Nombre de juives ultra-orthodoxes subviennent aux besoins de leur foyer –les hommes consacrant leurs journées à l’étude des textes sacrés et à la prière–, et celles-ci doivent pouvoir se faire entendre, argue-t-elle.
Sa présence chez les travaillistes a toutefois d’abord dérangé. On l’interrogeait sur la circulation des transports publics le jour sacré de repos hebdomadaire (shabbat) ou sur les homosexuels, deux sujets de réprobation chez les ultra-orthodoxes.
« Je suis une femme religieuse, mais aussi libérale », se défend la trentenaire, qui veut être la représentante d’une nouvelle génération de haredim plus ouverte. Ceux-ci représentent « une infime minorité », et la plupart des femmes de cette communauté soutiennent l’interdiction de s’impliquer en politique, avance cependant l’expert de l’Israel Democracy Institute.
Parmi celles qui franchissent le pas, certaines le paient cher, reconnaît Michal Zernowitski, citant le cas d’une femme dont le mari a été licencié parce qu’elle faisait de la politique. Mais elle assure, pour sa part, avoir le soutien de ses proches. A ce jour, une seule ultra-orthodoxe a siégé à la Knesset: en 2008, Tzvia Greenfield avait remplacé un député démissionnaire du Meretz (gauche), sans parvenir à être élue l’année suivante.

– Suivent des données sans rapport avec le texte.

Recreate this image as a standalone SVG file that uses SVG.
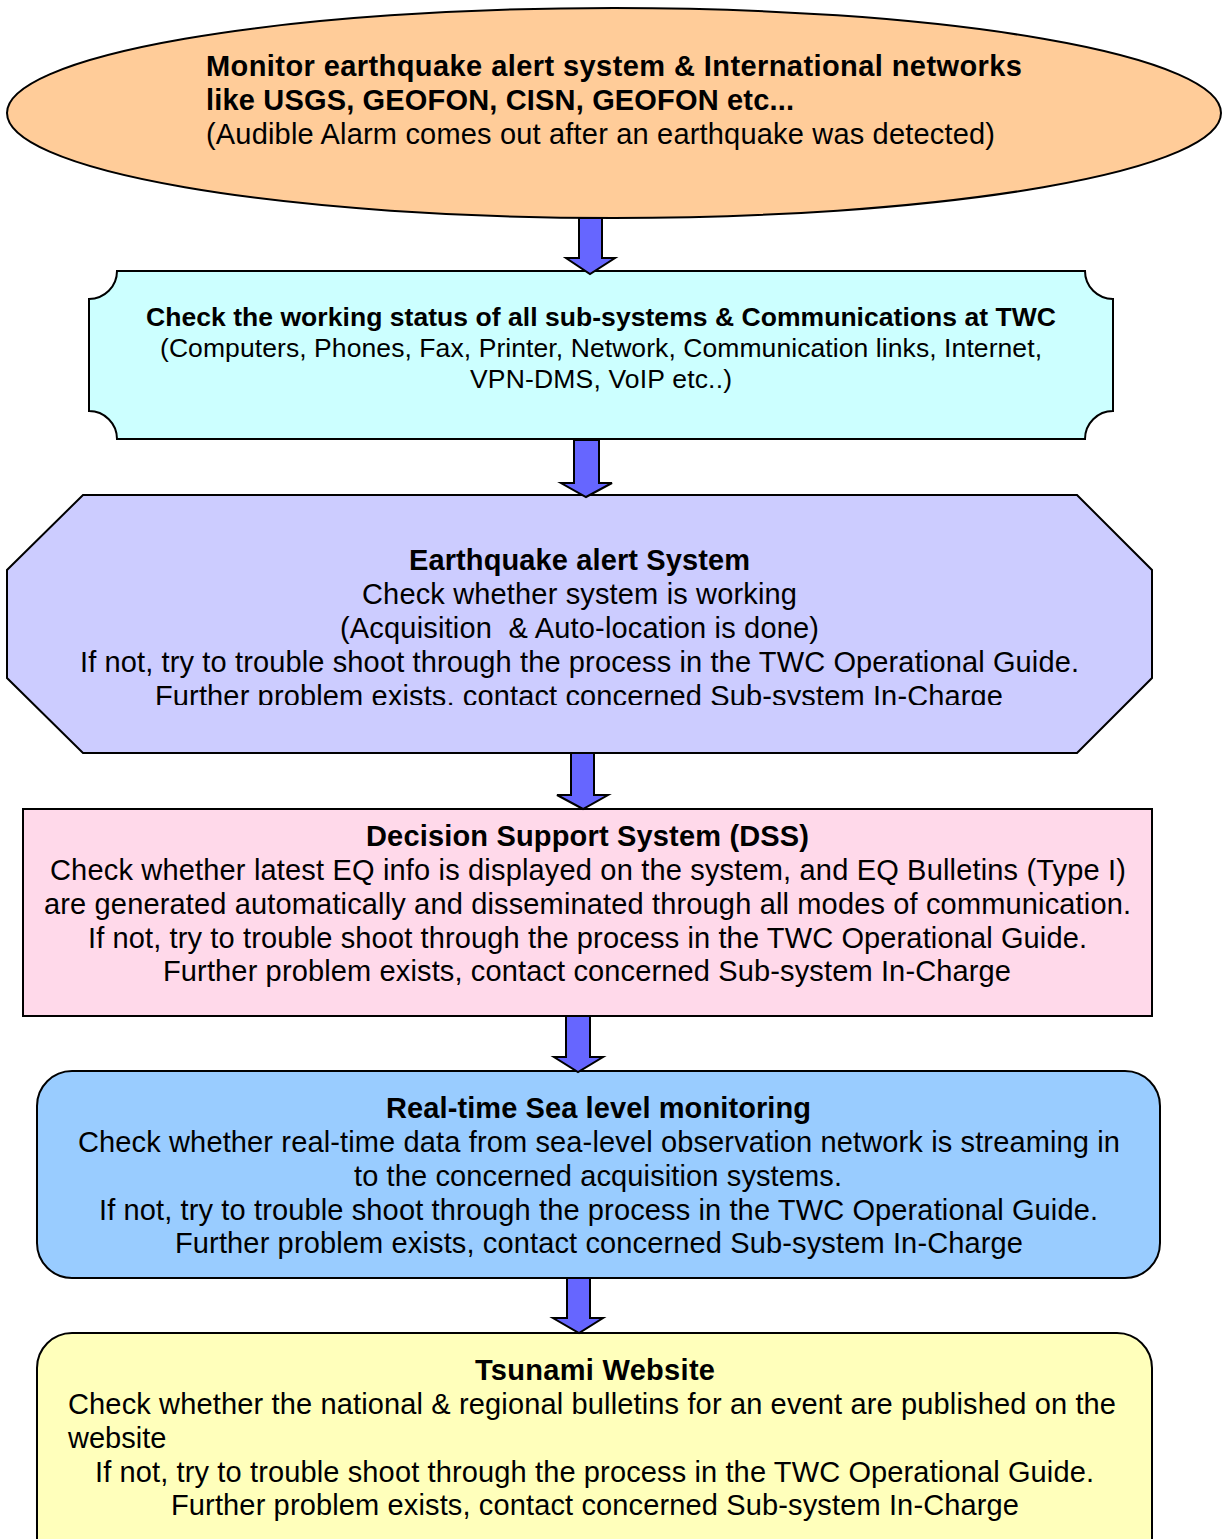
<svg xmlns="http://www.w3.org/2000/svg" width="1225" height="1539" viewBox="0 0 1225 1539">
<style>
.n{stroke:#000;stroke-width:2}
.t{font-family:"Liberation Sans",Arial,sans-serif;fill:#000}
.b{font-weight:bold}
.c{text-anchor:middle}
.s27{font-size:29px}
.s25{font-size:26.5px}
.arr{fill:#6666FF;stroke:#000;stroke-width:2;stroke-linejoin:miter}
</style>
<defs>
<clipPath id="octClip"><rect x="0" y="495" width="1225" height="210"/></clipPath>
</defs>
<rect width="1225" height="1539" fill="#fff"/>
<g id="node-monitor">
<ellipse class="n" cx="614" cy="113" rx="607" ry="105" fill="#FFCC99"/>
<text class="t b s27" x="206" y="76" textLength="816" lengthAdjust="spacing">Monitor earthquake alert system &amp; International networks</text>
<text class="t b s27" x="206" y="110" textLength="588" lengthAdjust="spacing">like USGS, GEOFON, CISN, GEOFON etc...</text>
<text class="t s27" x="206" y="144" textLength="789" lengthAdjust="spacing">(Audible Alarm comes out after an earthquake was detected)</text>
</g>
<g id="node-check-status">
<path class="n" fill="#CCFFFF" d="M117,271 H1085 A28,28 0 0 0 1113,299 V411 A28,28 0 0 0 1085,439 H117 A28,28 0 0 0 89,411 V299 A28,28 0 0 0 117,271 Z"/>
<text class="t b c s25" x="601" y="326" textLength="910" lengthAdjust="spacing">Check the working status of all sub-systems &amp; Communications at TWC</text>
<text class="t c s25" x="601" y="357" textLength="882" lengthAdjust="spacing">(Computers, Phones, Fax, Printer, Network, Communication links, Internet,</text>
<text class="t c s25" x="601" y="388" textLength="262" lengthAdjust="spacing">VPN-DMS, VoIP etc..)</text>
</g>
<g id="node-eq-alert">
<polygon class="n" fill="#CCCCFF" points="83,495 1077,495 1152,570 1152,678 1077,753 83,753 7,678 7,570"/>
<g clip-path="url(#octClip)">
<text class="t b c s27" x="579.5" y="570" textLength="341" lengthAdjust="spacing">Earthquake alert System</text>
<text class="t c s27" x="579.5" y="604" textLength="435" lengthAdjust="spacing">Check whether system is working</text>
<text class="t c s27" x="579.5" y="638" textLength="479" lengthAdjust="spacing" xml:space="preserve">(Acquisition  &amp; Auto-location is done)</text>
<text class="t c s27" x="579.5" y="672" textLength="999" lengthAdjust="spacing">If not, try to trouble shoot through the process in the TWC Operational Guide.</text>
<text class="t c s27" x="579" y="706" textLength="848" lengthAdjust="spacing">Further problem exists, contact concerned Sub-system In-Charge</text>
</g>
</g>
<g id="node-dss">
<rect class="n" x="23" y="809" width="1129" height="207" fill="#FFD9EA"/>
<text class="t b c s27" x="587.5" y="846" textLength="443" lengthAdjust="spacing">Decision Support System (DSS)</text>
<text class="t c s27" x="588" y="880" textLength="1076" lengthAdjust="spacing">Check whether latest EQ info is displayed on the system, and EQ Bulletins (Type I)</text>
<text class="t c s27" x="587.5" y="914" textLength="1087" lengthAdjust="spacing">are generated automatically and disseminated through all modes of communication.</text>
<text class="t c s27" x="587.5" y="948" textLength="999" lengthAdjust="spacing">If not, try to trouble shoot through the process in the TWC Operational Guide.</text>
<text class="t c s27" x="587" y="981" textLength="848" lengthAdjust="spacing">Further problem exists, contact concerned Sub-system In-Charge</text>
</g>
<g id="node-sea-level">
<rect class="n" x="37" y="1071" width="1123" height="207" rx="35" ry="35" fill="#99CCFF"/>
<text class="t b c s27" x="598.5" y="1118" textLength="425" lengthAdjust="spacing">Real-time Sea level monitoring</text>
<text class="t c s27" x="599" y="1152" textLength="1042" lengthAdjust="spacing">Check whether real-time data from sea-level observation network is streaming in</text>
<text class="t c s27" x="598" y="1186" textLength="488" lengthAdjust="spacing">to the concerned acquisition systems.</text>
<text class="t c s27" x="598.5" y="1220" textLength="999" lengthAdjust="spacing">If not, try to trouble shoot through the process in the TWC Operational Guide.</text>
<text class="t c s27" x="599" y="1253" textLength="848" lengthAdjust="spacing">Further problem exists, contact concerned Sub-system In-Charge</text>
</g>
<g id="node-website">
<rect class="n" x="37" y="1333" width="1115" height="240" rx="35" ry="35" fill="#FFFFBB"/>
<text class="t b c s27" x="595" y="1380" textLength="240" lengthAdjust="spacing">Tsunami Website</text>
<text class="t s27" x="68" y="1414" textLength="1048" lengthAdjust="spacing">Check whether the national &amp; regional bulletins for an event are published on the</text>
<text class="t s27" x="68" y="1448">website</text>
<text class="t c s27" x="594.5" y="1482" textLength="999" lengthAdjust="spacing">If not, try to trouble shoot through the process in the TWC Operational Guide.</text>
<text class="t c s27" x="595" y="1515" textLength="848" lengthAdjust="spacing">Further problem exists, contact concerned Sub-system In-Charge</text>
</g>
<g id="connectors">
<polygon class="arr" points="579,218 602,218 602,258 615,258 590,274 566,258 579,258"/>
<polygon class="arr" points="574,440 599,440 599,483 612,483 586,497 561,483 574,483"/>
<polygon class="arr" points="571,753 594,753 594,795 608,795 583,809 557,795 571,795"/>
<polygon class="arr" points="566,1016 590,1016 590,1057 603,1057 578,1072 554,1057 566,1057"/>
<polygon class="arr" points="567,1278 590,1278 590,1318 603,1318 579,1333 553,1318 567,1318"/>
</g>
</svg>
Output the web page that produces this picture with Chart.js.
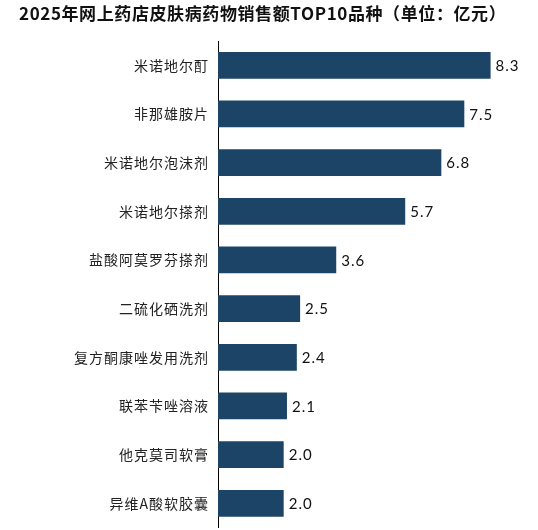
<!DOCTYPE html>
<html>
<head>
<meta charset="utf-8">
<script src="https://cdn.jsdelivr.net/npm/chart.js"></script>
<style>
  html, body { margin: 0; padding: 0; background: #fff; overflow: hidden; }
  canvas { display: block; letter-spacing: 1px; }
</style>
</head>
<body>
<canvas id="drugChart" width="538" height="545"></canvas>
<script>
// Chart data
const chartTitle = "2025年网上药店皮肤病药物销售额TOP10品种（单位：亿元）";
const drugNames = ["米诺地尔酊", "非那雄胺片", "米诺地尔泡沫剂", "米诺地尔搽剂", "盐酸阿莫罗芬搽剂",
  "二硫化硒洗剂", "复方酮康唑发用洗剂", "联苯苄唑溶液", "他克莫司软膏", "异维A酸软胶囊"];
const salesValues = [8.3, 7.5, 6.8, 5.7, 3.6, 2.5, 2.4, 2.1, 2.0, 2.0];

const barColor = "#1C4466";

// Title drawn at the top left
const titlePlugin = {
  id: "titleText",
  afterDraw(chart) {
    const ctx = chart.ctx;
    ctx.save();
    ctx.font = "bold 17px 'Noto Sans CJK SC'";
    ctx.letterSpacing = "0.6px";
    ctx.fillStyle = "#111";
    ctx.textBaseline = "middle";
    ctx.textAlign = "left";
    ctx.fillText(chartTitle, 19, 14);
    ctx.restore();
  }
};

// Value labels at the end of each bar
const valueLabelPlugin = {
  id: "valueLabels",
  afterDatasetsDraw(chart) {
    const ctx = chart.ctx;
    const meta = chart.getDatasetMeta(0);
    ctx.save();
    ctx.font = "15px Lato";
    ctx.letterSpacing = "0px";
    ctx.fillStyle = "#111";
    ctx.textBaseline = "middle";
    ctx.textAlign = "left";
    meta.data.forEach(function (bar, i) {
      ctx.fillText(salesValues[i].toFixed(1), bar.x + 5, bar.y + 1);
    });
    ctx.restore();
  }
};

new Chart(document.getElementById("drugChart"), {
  type: "bar",
  data: {
    labels: drugNames,
    datasets: [{
      data: salesValues,
      backgroundColor: barColor,
      barPercentage: 0.55,
      categoryPercentage: 1.0
    }]
  },
  options: {
    indexAxis: "y",
    responsive: false,
    animation: false,
    layout: { padding: { top: 41, right: 8, bottom: 8, left: 0 } },
    plugins: {
      legend: { display: false },
      tooltip: { enabled: false }
    },
    scales: {
      x: {
        display: false,
        min: 0,
        max: 9.5
      },
      y: {
        afterFit(scale) { scale.width = 218; },
        grid: { display: false, drawTicks: false },
        border: { display: true, color: "#000", width: 1 },
        ticks: {
          padding: 9,
          color: "#222",
          font: { family: "'Noto Sans CJK SC'", size: 14 }
        }
      }
    }
  },
  plugins: [titlePlugin, valueLabelPlugin]
});
</script>
</body>
</html>
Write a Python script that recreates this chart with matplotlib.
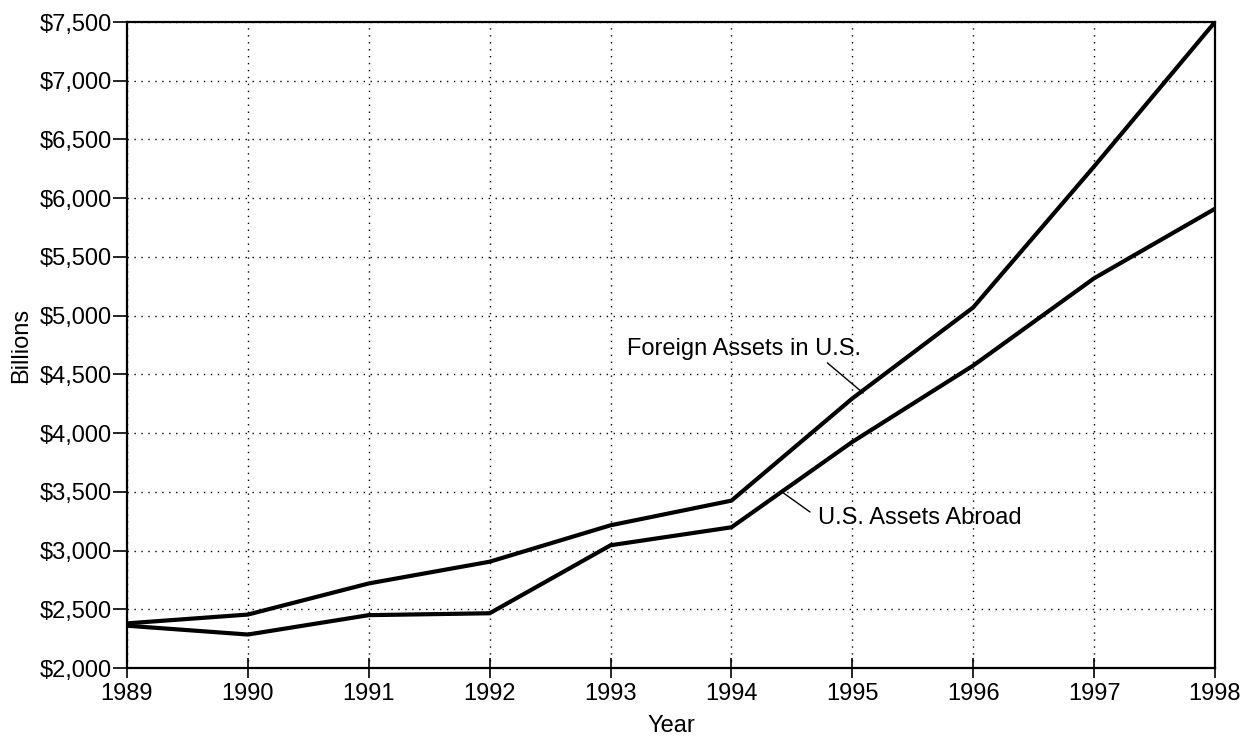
import matplotlib.pyplot as plt
from matplotlib.ticker import FuncFormatter

plt.rcParams['font.family'] = ['Liberation Sans', 'DejaVu Sans']

years = [1989, 1990, 1991, 1992, 1993, 1994, 1995, 1996, 1997, 1998]
foreign_in_us = [2380, 2455, 2720, 2905, 3215, 3425, 4295, 5070, 6270, 7500]
us_abroad = [2360, 2285, 2450, 2466, 3045, 3198, 3925, 4575, 5318, 5910]

fs = 17

fig = plt.figure(figsize=(12.47, 7.37), dpi=100)
ax = fig.add_axes([127 / 1247, 1 - 668 / 737, (1215 - 127) / 1247, (668 - 22) / 737])

ax.plot(years, foreign_in_us, color='black', lw=3, solid_joinstyle='miter', zorder=3)
ax.plot(years, us_abroad, color='black', lw=3, solid_joinstyle='miter', zorder=3)

ax.set_xlim(1989, 1998)
ax.set_ylim(2000, 7500)
ax.set_xticks(years)
ax.set_yticks(range(2000, 7501, 500))
ax.yaxis.set_major_formatter(FuncFormatter(lambda v, p: f'${v:,.0f}'))
ax.grid(True, linestyle=(0, (1, 4)), color='black', lw=1)
ax.tick_params(axis='x', direction='inout', length=14, width=1.2, labelsize=fs, pad=4)
ax.tick_params(axis='y', direction='out', length=10, width=1.2, labelsize=fs, pad=1)
for s in ax.spines.values():
    s.set_linewidth(1.6)

ax.set_xlabel('Year', fontsize=fs, labelpad=7)
ax.set_ylabel('Billions', fontsize=fs, labelpad=5)

ax.annotate('Foreign Assets in U.S.', xy=(1995.09, 4341), xytext=(1993.14, 4715),
            fontsize=fs, va='center', ha='left',
            arrowprops=dict(arrowstyle='-', color='black', lw=1,
                            shrinkA=0, shrinkB=0, relpos=(0.84, 0.0)))
ax.annotate('U.S. Assets Abroad', xy=(1994.43, 3490), xytext=(1994.72, 3277),
            fontsize=fs, va='center', ha='left',
            arrowprops=dict(arrowstyle='-', color='black', lw=1,
                            shrinkA=5, shrinkB=0, relpos=(0.0, 0.5)))

fig.savefig('out.png', dpi=100)
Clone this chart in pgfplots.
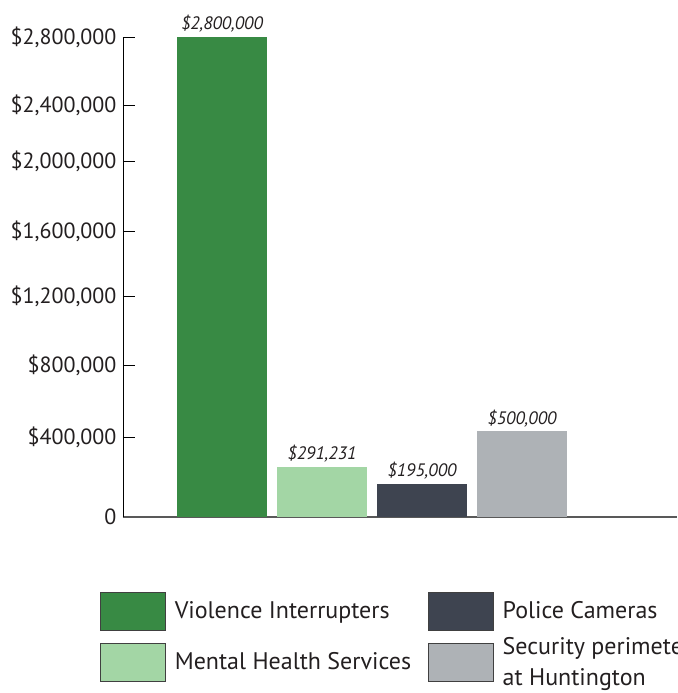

Malgré son enthousiasme, Michal Zernowitski a elle-même peu de chances le 9 avril: le parti travailliste est en pleine débâcle et les ténors se bousculent pour réserver les positions éligibles sur la liste qui sortira des primaires du 11 février.
Certains regards se tournent vers Adina Bar-Shalom, fille du fondateur du parti Shass et figure populaire, qui a créé son propre parti. Si elle ne parvient pas non plus à être élue, les portes de la Knesset resteront closes pour les femmes ultra-orthodoxes.